Permissible exclusions when backing up a repository or branch

Asked by Stuart Bishop

I have scheduled offsite backups of my repository, but the backups seem needlessly large. What parts of the repository is it safe to exclude from backups? At the moment I'm exluding .bzr/repository/obsolete_packs/* but was wondering if all those indexes or other parts are needed too, and I'd rather not find out the hard way that I've been overzealous.

Question information

Language:
English Edit question
Status:
Solved
For:
Bazaar Edit question
Assignee:
No assignee Edit question
Solved by:
John A Meinel
Solved:
Last query:
Last reply:
Revision history for this message
Best John A Meinel (jameinel) said :
#1

The files in .bzr/obsolete-packs/* .bzr/upload/* can be ignored.

Probably the size of the backups is due to auto-packing. In that we may combine smaller packs into a larger one, which would cause that data to get re-written to the backup.

I would probably recommend that you manually run "bzr pack" to create one large pack, which will be unlikely to change any-time soon.

I would *not* recommend that you run "bzr pack" manually after that, as it will regenerate a single large pack, which means the whole history gets stored back to your backup tapes.

The indexes are needed.

Technically, you probably don't have to copy the stuff in .bzr/repository/lock/* but there shouldn't be a lot there anyway.

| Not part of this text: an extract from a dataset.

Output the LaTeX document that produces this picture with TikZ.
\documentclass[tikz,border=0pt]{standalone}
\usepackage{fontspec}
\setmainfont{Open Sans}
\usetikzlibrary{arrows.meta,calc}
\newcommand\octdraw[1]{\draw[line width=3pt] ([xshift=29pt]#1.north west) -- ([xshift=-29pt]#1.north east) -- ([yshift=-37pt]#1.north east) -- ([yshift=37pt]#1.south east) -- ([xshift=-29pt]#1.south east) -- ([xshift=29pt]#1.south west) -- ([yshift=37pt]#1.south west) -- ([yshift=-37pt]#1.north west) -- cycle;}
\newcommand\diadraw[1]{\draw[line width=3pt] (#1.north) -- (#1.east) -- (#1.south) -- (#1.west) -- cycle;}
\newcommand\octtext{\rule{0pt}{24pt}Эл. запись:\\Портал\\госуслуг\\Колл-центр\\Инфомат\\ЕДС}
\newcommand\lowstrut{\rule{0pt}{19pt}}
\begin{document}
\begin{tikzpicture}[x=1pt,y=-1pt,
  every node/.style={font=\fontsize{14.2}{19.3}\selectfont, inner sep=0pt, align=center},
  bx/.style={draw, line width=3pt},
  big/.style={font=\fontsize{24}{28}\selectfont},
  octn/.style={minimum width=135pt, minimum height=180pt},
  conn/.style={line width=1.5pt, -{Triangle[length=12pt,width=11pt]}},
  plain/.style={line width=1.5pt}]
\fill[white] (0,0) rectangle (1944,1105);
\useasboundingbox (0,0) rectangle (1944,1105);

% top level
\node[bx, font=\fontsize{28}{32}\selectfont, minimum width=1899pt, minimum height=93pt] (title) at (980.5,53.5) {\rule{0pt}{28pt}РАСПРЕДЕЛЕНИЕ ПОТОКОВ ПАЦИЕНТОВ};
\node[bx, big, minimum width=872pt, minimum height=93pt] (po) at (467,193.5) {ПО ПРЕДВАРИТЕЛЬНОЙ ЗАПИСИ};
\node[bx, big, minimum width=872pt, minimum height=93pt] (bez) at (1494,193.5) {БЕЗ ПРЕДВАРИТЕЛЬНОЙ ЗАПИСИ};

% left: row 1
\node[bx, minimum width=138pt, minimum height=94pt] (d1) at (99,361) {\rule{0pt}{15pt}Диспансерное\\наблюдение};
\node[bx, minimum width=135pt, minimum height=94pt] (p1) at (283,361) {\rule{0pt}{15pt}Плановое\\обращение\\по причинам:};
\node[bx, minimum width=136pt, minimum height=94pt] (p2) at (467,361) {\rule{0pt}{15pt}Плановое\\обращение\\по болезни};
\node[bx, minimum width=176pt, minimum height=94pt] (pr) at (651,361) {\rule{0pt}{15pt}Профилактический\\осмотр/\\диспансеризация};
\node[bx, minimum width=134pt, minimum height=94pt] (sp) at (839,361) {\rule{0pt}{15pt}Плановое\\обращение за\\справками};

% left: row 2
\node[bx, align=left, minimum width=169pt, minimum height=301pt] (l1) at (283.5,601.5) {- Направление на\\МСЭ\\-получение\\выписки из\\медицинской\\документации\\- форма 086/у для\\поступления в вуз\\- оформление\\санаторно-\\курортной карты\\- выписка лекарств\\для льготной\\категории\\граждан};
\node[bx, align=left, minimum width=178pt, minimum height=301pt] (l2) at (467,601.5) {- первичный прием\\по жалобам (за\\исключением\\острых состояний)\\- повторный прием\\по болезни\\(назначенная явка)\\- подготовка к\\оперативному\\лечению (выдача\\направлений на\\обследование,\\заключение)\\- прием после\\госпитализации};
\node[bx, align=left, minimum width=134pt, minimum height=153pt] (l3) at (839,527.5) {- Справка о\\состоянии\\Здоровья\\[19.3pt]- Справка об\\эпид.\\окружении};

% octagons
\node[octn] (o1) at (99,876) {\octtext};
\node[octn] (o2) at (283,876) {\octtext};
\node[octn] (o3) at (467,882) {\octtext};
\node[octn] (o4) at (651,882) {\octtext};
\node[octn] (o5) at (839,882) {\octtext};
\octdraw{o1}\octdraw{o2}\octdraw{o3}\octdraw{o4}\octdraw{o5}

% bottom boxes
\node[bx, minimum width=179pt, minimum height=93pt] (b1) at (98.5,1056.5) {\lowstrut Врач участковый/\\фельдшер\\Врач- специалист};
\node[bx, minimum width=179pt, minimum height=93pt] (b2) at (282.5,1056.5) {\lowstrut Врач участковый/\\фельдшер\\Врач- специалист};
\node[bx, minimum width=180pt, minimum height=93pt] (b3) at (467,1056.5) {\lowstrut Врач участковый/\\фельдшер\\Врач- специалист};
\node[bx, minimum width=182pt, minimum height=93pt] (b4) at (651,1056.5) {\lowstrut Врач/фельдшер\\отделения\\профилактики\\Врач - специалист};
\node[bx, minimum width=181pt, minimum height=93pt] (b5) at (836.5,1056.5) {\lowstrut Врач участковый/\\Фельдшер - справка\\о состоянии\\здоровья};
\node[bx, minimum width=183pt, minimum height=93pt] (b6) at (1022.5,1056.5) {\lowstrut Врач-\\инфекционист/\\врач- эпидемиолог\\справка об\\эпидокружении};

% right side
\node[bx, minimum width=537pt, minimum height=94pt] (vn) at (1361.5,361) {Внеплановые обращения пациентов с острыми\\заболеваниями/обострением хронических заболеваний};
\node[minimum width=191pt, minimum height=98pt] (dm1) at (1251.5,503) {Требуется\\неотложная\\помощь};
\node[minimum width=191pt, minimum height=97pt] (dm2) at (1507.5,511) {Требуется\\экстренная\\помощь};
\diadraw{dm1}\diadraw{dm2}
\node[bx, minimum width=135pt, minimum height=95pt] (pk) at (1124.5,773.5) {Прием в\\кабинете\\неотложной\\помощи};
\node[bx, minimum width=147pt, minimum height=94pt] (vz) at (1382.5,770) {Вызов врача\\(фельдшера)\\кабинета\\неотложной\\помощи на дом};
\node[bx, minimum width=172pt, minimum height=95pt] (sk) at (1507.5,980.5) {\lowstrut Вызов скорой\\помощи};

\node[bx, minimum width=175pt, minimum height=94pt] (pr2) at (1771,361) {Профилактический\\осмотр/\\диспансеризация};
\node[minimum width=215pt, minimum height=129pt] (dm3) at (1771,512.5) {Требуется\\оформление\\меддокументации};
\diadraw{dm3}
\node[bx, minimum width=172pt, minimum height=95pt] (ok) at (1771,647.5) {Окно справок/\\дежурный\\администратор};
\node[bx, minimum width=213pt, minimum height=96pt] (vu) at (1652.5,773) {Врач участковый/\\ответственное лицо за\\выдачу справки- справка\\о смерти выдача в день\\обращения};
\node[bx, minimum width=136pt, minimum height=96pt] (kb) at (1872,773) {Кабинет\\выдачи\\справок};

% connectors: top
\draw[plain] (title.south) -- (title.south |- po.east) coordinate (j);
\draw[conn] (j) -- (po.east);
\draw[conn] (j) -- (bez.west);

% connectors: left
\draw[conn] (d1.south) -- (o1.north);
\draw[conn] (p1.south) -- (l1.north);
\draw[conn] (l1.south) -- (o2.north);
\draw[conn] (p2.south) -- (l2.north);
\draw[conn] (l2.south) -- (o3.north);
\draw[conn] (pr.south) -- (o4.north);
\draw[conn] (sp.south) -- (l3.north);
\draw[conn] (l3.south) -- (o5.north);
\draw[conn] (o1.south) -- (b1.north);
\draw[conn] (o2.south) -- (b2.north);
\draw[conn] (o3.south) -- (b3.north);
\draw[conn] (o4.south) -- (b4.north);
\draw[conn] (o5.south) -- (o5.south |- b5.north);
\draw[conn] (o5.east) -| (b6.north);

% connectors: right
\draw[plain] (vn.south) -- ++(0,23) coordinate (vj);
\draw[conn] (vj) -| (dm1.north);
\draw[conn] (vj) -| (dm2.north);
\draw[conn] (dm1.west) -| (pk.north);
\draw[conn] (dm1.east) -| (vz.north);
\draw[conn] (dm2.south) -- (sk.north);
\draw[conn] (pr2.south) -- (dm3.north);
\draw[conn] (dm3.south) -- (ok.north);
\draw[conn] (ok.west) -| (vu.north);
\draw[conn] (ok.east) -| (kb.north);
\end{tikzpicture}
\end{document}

If you have stuff in .bzr/repository/upload, that is a sign of a lot of interrupted connections. (Push part way, ^C, etc.) Things should only be there until the upload finishes, and then they are moved into .bzr/packs/*

It is also possible to get unreferenced packs in .bzr/packs/*. When adding a new pack, or repacking existing one. We put the new data in upload, move the new pack into place, update the pack-names file, and then rename the old packs out of the way. If you ^C at any time in that path, it is possible to leave data behind that is not referenced. (No corruption, but just extra data.)

We don't (currently) have a bzr command to check and prune that sort of thing out, though I could work with you on it.

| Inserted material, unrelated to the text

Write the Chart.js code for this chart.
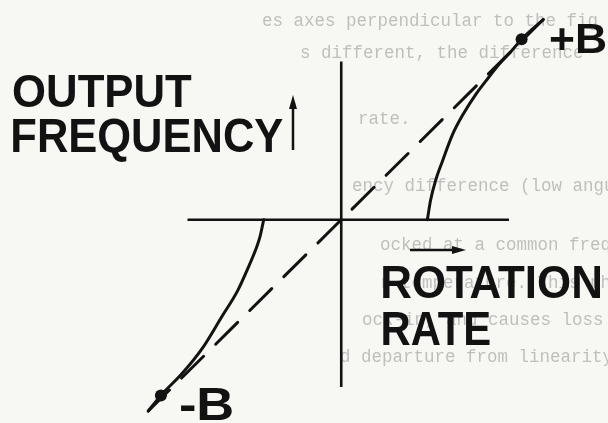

(Basically, the filenames in .bzr/repository/pack-names are the only ones we reference, so anything else in .bzr/repository/packs or .bzr/repository/indices, and anything in .bzr/repository/upload)

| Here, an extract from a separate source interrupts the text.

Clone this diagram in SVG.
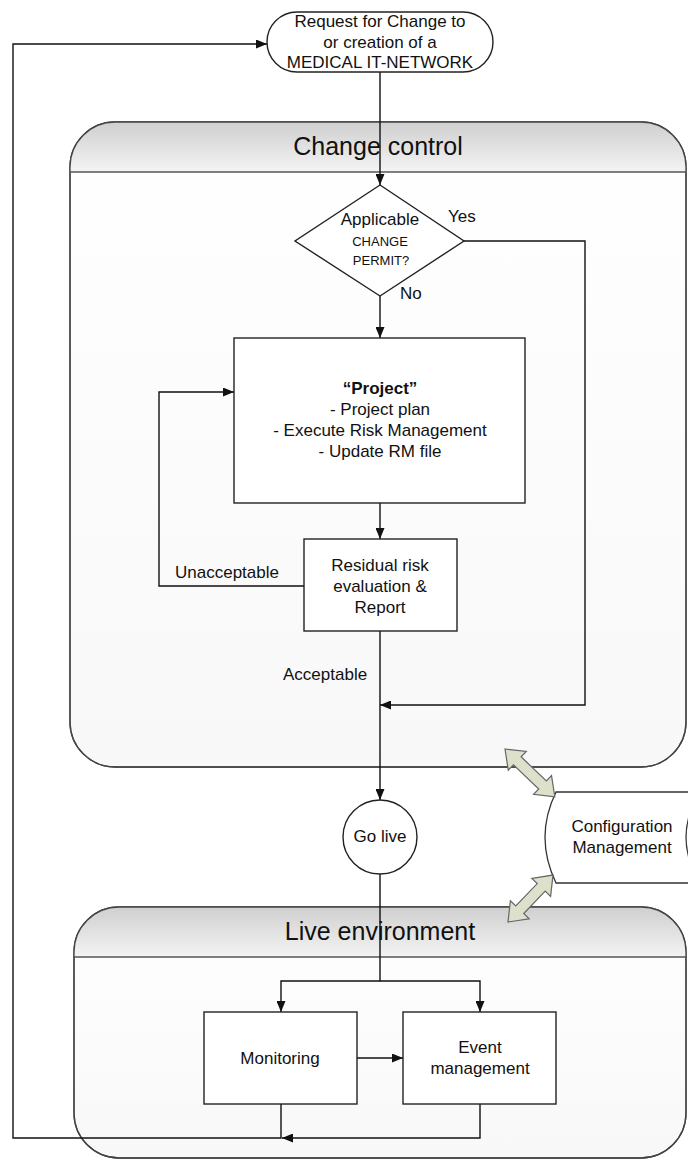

Revision history for this message
John A Meinel (jameinel) said :
#2

I want to make it clear that these are only really true if there is no active commit/update/push/pull happening. During an active operation there will be files in .bzr/upload/*. Deleting them should just abort the current action, though.

Revision history for this message
Stuart Bishop (stub) said :
#3

Thanks John A Meinel, that solved my question.